Now, if you want to tell me how you think demoscene people did a specific kind of dithering that you like, I'm interested in that.....call it a genre if you may, as long as you know that's a little nutty and you dont take yourself too seriously :p

TLDR: So yeah, we are not historians, but should we really be worked up about this? I dont really think anyone came here with the attitude "lo and behold, tis the story of how them pixels changed the world" let's keep it real and see what we can get out of the discussion, regardless of erroneous terms and weak logic
Title: Re: Pixel art genres
Post by: RAV on July 24, 2013, 08:47:04 am
Categories are so innate to the working of the human mind -- we do it regardless whether we talk about it consciously or not.

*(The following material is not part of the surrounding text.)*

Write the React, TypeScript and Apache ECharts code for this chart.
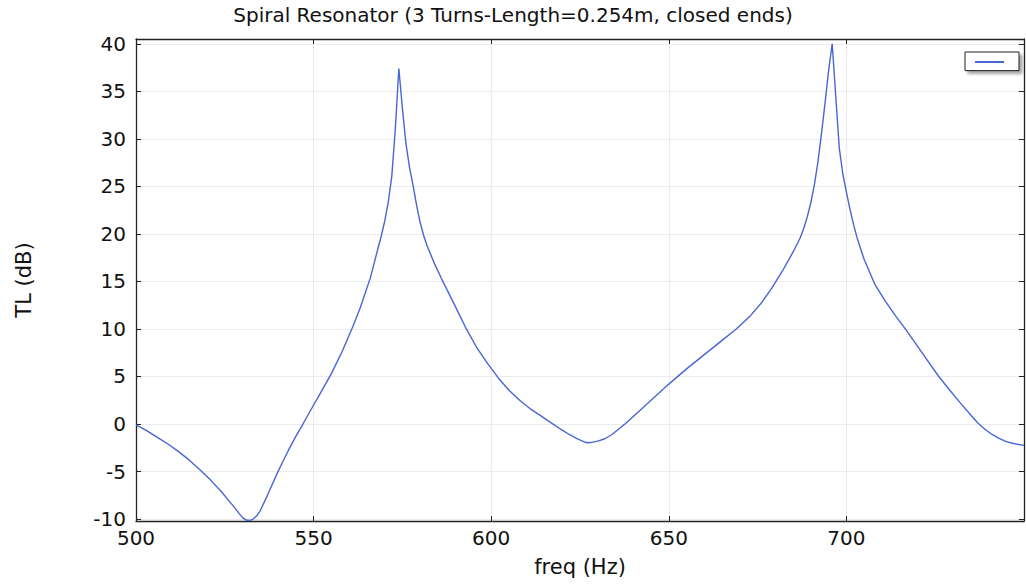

But the moment we verbalize it, at least it becomes questionable and directable as you become aware of how you tick. Even this discussion about the sense of it uncovers what needs to be uncovered. Just that you are not better off having no discourse at all, but the right discourse at the right measure. I guess as of now we have established what this should be about and what not.

re: photo & "copy", since we are at it...
Post-modernism has not only defeated the idea of authenticity, but of originality at large. It's not anymore about whether a work is derivative, but more or less complex composition of derivative -- what transformative effort was added. Photo-sourcing is only consequential philosophically. The integration of literal photo copy into artwork is no invention of computers, it existed long before in kinds of installations/collages/mashups; Photoshop merely "perfected" this artform, not least on non-literal grounds. It's a different effort rather than less, as is a different taste. Personally I come from the modding scene of games; the approach of re-use, interpretation and modifaction of assets is a natural idea to me, and I recognize admirable skill there in its own right, it's not so much about some cheap "tricks", it's about having good ideas, it focuses on the conceptual aspect of art -- that's why few are actually good at it even though everyone thinks it looks easy enough to be good at it; like, most custom maps in Warcraft3 terribly sucked, it needed very special personalities to pull off the good stuff, and I don't mean Dota...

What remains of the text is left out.